CHALLENGE = Track down each line that has the word "matplotlib" and copy it.

DATASET ENTRIES =

────────

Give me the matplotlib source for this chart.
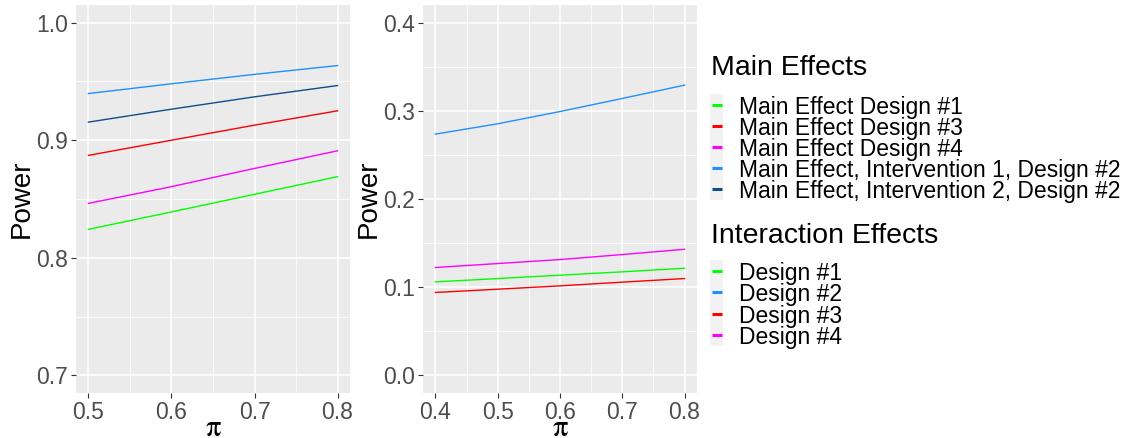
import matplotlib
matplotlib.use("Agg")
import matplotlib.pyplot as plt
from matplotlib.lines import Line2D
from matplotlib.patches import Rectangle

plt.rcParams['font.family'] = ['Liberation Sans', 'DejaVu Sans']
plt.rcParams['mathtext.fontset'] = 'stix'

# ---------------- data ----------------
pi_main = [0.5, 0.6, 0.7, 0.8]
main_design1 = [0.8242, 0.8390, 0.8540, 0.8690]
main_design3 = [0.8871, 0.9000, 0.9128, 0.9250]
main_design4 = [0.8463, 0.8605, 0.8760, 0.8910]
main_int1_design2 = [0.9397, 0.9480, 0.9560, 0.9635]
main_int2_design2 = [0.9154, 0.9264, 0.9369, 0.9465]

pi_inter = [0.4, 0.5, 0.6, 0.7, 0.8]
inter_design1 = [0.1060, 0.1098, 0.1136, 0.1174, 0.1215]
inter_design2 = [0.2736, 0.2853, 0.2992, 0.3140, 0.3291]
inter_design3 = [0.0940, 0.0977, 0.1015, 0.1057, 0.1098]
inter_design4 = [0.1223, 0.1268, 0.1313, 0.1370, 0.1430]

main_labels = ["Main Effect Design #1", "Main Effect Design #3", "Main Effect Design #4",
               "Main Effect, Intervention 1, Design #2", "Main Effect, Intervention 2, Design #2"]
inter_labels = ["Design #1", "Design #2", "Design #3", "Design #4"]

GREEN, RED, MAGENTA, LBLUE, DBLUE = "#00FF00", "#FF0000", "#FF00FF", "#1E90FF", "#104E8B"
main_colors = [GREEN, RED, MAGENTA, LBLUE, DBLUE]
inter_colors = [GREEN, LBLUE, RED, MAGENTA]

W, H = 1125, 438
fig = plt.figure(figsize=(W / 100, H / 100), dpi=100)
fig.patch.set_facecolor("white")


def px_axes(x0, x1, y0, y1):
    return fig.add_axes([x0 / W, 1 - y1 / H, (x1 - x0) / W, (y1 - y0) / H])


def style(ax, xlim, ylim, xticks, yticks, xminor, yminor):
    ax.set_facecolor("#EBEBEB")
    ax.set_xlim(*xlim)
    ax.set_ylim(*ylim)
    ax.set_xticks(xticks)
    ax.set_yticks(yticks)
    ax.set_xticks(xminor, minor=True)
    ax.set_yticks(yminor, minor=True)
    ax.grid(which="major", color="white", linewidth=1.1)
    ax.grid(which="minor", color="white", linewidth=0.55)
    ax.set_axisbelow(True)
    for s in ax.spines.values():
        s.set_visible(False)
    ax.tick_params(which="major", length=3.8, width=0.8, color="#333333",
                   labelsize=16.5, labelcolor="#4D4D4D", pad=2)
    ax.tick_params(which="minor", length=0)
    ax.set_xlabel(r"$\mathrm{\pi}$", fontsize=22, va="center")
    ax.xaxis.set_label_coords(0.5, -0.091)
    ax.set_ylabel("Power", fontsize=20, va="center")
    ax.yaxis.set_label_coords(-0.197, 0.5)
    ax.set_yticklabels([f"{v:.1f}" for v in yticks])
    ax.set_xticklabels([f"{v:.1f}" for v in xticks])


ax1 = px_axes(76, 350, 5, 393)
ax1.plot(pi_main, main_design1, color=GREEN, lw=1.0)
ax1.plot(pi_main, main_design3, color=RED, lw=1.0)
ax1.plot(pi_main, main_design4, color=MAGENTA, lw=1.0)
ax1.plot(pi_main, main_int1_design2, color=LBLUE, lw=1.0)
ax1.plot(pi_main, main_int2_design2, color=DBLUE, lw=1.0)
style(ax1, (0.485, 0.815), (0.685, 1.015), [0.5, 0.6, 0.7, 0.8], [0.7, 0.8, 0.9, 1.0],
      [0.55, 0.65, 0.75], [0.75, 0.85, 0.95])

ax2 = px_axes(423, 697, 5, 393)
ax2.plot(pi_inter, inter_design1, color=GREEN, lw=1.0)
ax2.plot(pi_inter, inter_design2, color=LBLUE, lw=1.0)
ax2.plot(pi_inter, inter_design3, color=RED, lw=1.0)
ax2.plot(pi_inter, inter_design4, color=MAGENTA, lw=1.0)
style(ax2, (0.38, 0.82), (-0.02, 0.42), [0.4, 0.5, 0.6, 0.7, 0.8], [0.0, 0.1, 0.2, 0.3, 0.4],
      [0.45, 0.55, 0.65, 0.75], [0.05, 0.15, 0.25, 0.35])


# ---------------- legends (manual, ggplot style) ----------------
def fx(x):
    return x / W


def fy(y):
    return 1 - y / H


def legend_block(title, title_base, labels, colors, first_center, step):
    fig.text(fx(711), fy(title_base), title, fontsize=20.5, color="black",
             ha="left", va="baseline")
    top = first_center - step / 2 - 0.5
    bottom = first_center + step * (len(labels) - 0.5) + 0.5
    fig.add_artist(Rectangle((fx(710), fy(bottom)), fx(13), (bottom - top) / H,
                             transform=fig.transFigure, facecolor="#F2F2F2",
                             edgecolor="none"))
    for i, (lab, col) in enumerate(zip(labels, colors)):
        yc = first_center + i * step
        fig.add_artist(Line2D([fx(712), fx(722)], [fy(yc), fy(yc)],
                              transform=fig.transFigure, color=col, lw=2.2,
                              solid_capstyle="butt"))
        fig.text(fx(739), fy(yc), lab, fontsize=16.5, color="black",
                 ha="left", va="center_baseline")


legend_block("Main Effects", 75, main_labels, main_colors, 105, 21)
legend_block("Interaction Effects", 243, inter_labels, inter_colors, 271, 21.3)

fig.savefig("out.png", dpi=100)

────────

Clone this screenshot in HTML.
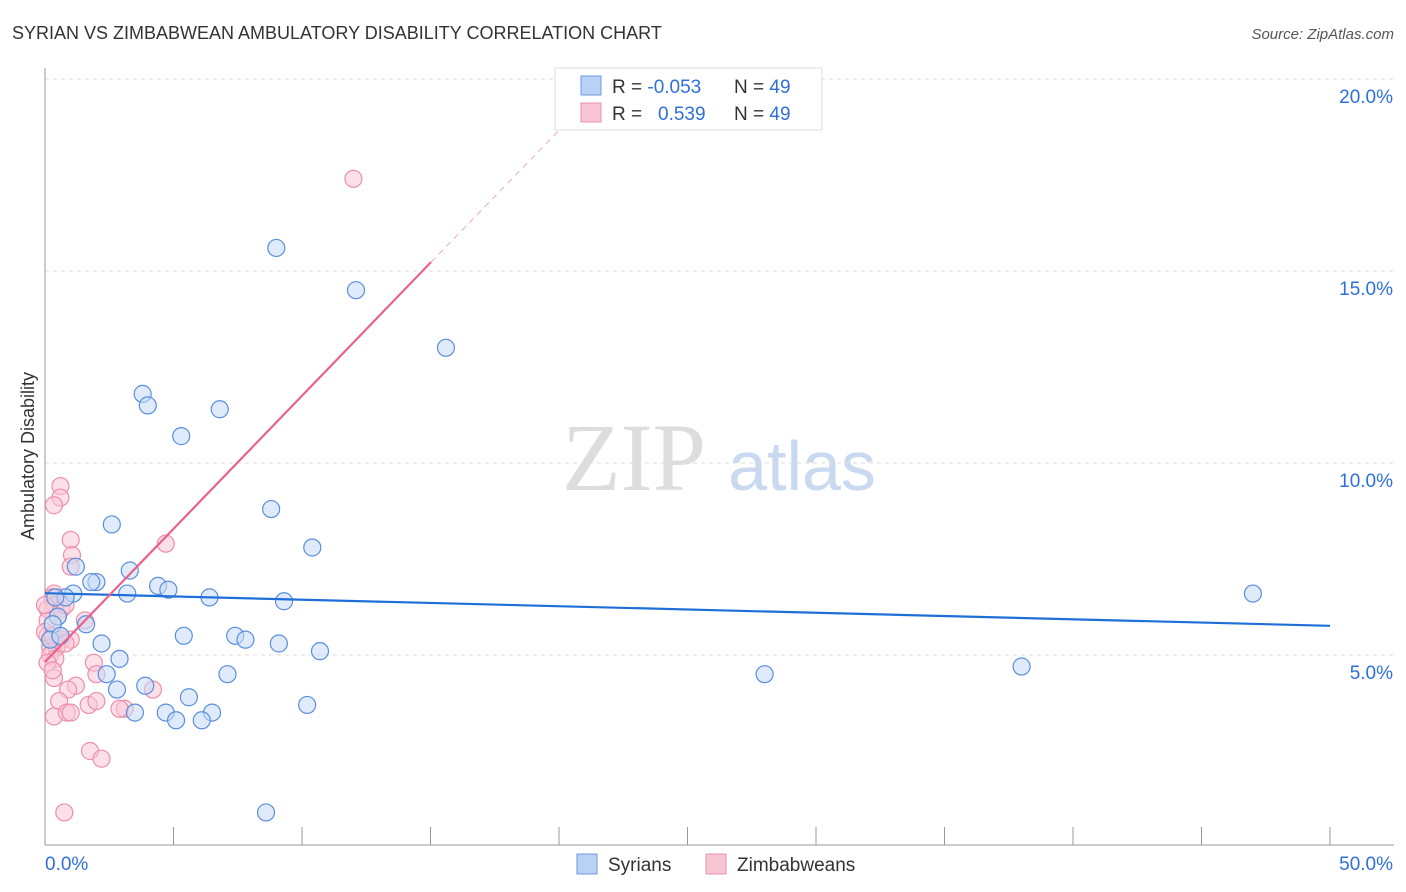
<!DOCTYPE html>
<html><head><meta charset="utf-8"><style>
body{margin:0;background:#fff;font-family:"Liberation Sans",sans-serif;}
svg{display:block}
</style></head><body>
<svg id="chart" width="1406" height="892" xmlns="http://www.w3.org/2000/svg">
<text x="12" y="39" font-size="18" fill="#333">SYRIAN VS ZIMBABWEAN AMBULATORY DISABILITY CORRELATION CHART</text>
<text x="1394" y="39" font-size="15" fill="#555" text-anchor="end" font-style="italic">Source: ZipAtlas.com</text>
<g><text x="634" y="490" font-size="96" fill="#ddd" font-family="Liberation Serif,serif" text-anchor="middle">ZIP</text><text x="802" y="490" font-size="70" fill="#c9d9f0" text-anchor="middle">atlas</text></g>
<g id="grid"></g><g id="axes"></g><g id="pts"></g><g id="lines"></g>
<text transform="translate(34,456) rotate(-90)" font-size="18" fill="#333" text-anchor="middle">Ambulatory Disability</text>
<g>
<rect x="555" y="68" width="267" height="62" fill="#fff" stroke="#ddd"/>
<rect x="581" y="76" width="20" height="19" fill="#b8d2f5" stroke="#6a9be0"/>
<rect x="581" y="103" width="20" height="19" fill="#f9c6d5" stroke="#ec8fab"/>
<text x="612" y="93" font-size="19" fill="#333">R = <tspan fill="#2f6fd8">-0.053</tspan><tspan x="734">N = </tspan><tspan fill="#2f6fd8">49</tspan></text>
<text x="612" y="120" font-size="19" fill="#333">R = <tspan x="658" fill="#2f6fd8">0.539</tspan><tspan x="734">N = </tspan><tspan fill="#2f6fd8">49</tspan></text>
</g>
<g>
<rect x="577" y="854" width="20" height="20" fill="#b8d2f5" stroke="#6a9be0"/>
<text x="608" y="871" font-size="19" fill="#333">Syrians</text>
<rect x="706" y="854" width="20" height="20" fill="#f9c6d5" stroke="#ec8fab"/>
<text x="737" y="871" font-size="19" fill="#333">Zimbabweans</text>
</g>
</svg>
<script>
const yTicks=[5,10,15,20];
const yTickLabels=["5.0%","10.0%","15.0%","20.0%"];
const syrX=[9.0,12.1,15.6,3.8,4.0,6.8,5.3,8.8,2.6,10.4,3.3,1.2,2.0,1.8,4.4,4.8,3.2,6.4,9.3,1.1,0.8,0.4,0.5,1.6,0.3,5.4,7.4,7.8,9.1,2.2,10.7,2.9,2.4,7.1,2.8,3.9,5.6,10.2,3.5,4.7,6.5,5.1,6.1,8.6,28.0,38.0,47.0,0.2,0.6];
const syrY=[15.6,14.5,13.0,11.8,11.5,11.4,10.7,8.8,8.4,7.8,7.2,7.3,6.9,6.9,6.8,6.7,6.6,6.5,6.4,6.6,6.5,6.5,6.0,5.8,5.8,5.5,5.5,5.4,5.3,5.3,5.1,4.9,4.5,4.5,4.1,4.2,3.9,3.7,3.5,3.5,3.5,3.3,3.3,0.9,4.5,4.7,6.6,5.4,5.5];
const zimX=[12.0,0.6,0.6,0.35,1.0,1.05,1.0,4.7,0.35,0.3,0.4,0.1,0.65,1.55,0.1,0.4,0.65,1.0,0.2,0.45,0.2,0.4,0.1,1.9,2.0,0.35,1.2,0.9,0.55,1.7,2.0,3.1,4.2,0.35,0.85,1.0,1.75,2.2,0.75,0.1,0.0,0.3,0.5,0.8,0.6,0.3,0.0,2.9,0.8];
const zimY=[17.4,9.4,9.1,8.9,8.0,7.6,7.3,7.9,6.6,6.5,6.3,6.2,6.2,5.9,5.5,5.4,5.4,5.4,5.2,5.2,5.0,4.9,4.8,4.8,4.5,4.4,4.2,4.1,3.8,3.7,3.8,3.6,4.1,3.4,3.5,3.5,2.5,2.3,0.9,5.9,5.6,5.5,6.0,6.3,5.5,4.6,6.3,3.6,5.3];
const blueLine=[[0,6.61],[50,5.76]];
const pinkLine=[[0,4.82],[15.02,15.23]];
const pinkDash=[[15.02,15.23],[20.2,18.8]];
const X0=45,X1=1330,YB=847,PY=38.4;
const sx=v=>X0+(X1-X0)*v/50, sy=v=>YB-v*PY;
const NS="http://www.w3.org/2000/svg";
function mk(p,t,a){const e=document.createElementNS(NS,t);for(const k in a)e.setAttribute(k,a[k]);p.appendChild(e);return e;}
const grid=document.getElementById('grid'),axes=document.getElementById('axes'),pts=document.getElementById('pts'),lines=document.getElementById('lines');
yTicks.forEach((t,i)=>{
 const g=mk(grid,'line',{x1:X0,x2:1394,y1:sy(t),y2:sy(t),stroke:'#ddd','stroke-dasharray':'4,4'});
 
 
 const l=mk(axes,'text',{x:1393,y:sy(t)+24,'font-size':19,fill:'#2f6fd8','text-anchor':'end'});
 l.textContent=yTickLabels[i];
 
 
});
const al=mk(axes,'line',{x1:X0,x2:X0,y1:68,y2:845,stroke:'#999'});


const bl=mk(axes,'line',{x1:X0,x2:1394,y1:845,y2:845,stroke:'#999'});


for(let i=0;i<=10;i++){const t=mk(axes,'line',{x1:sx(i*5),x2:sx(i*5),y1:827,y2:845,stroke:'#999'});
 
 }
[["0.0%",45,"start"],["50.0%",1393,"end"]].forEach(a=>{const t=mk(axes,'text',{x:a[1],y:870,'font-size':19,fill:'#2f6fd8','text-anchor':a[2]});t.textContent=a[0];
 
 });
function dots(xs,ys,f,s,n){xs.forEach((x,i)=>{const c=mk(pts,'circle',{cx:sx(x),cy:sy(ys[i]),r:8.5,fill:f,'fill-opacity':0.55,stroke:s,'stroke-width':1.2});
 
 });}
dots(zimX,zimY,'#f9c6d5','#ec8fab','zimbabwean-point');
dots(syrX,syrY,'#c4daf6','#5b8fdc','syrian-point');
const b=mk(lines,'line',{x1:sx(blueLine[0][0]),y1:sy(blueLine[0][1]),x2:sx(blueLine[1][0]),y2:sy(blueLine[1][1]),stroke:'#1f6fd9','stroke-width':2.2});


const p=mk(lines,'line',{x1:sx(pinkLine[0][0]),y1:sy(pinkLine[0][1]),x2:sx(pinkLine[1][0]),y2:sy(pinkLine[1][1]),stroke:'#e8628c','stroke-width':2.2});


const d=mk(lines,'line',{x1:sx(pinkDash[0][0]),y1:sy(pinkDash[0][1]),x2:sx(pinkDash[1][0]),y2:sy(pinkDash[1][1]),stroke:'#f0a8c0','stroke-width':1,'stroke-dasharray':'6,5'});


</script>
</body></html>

────────

RESULT OF THIS EXERCISE =
Give me the matplotlib source for this chart.
import matplotlib
matplotlib.use("Agg")
import matplotlib.pyplot as plt
from matplotlib.lines import Line2D
from matplotlib.patches import Rectangle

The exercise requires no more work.